Re: [PATCH v2] Document /proc/pid PID reuse behavior

From: Matthew Wilcox
Date: Thu Nov 08 2018 - 07:28:00 EST


On Thu, Nov 08, 2018 at 12:02:49PM +0000, David Laight wrote:
> From: Martin Steigerwald
> > Sent: 07 November 2018 17:05
> ...
> > Its not quite on-topic, but I am curious now: AFAIK PID limit is 16
> > bits. Right? Could it be raised to 32 bits? I bet it would be a major
> > change throughout different parts of the kernel.
>
> It is probably 15 bits (since -ve pid numbers are used for process groups).
>
> My guess is that userspace and the system call interface will handle 32bit
> (signed) pid numbers.
> (I don't remember 'linux emulation' being one of the emulations that
> would truncate 32bit pids when one of the BDSs went to 32bit pids.)
> The main problem will be that big numbers will mess up the alignment
> of printouts from ps and top (etc).
> This can be mitigated by only allocating 'big' numbers on systems
> that have a lot of pids.
> You also really want an O(1) allocator.

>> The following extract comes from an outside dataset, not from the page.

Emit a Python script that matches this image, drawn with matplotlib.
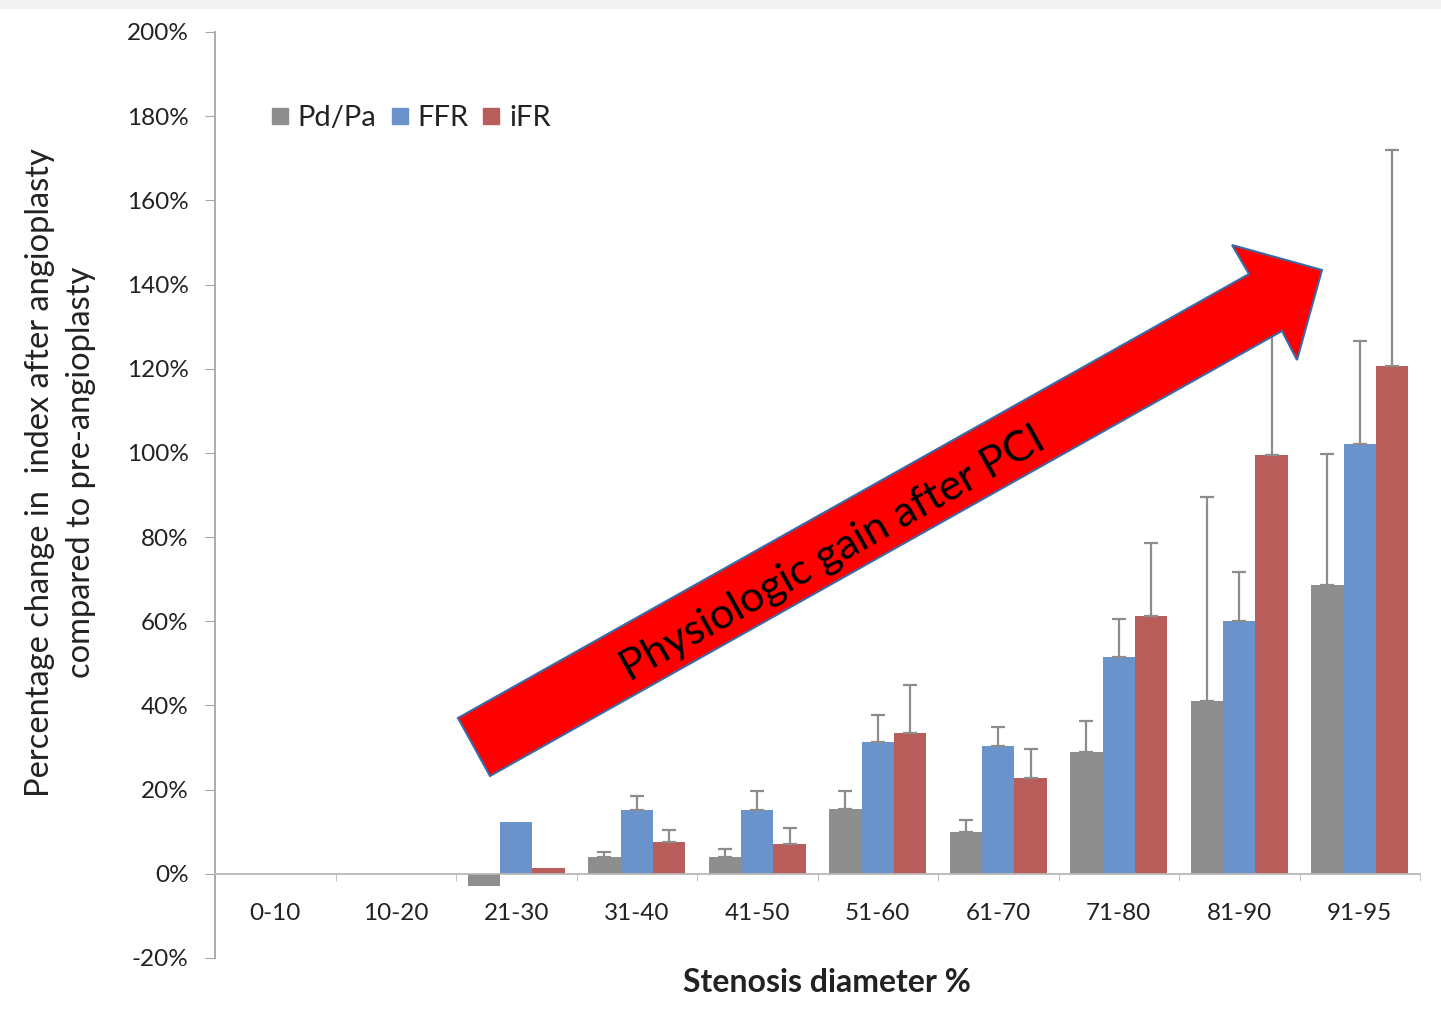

The allocator is O(log n) -- it's the IDR allocator, used in cyclic mode.
n in this case is the highest ID which is still in use. The tree is
log_64(n) levels high. It walks to the bottom of the tree and puts a
pointer into the tree. If the cursor has wrapped to the beginning of
the tree, it may encounter a PID which is still in use; if it does,
it does a bitmap scan of that node, and will then walk up the tree,
doing a bitmap scan forward at each level until it finds a free PID.

So it's not exactly O(log(n)), but it's close enough for all practical
purposes. And more importantly, it doesn't touch a lot of cachelines.
Two or three at each level of the tree that it accesses. If we went
all the way to a 32-bit PID, the tree would grow to 6 levels deep,
and worst-case would touch 6 + 5 + 4 levels of the tree (starting with
trying to allocate PID 0xffffffff, failing, trying to allocate PID 300,
then having to walk all the way forward to find PID 0xe0000000), so
that's only 45 cachelines.

People care a little too much about O(1)/O(n) behaviour. Cacheline
behaviour, and good average-case performance without falling off a cliff
in the worst case is much more important.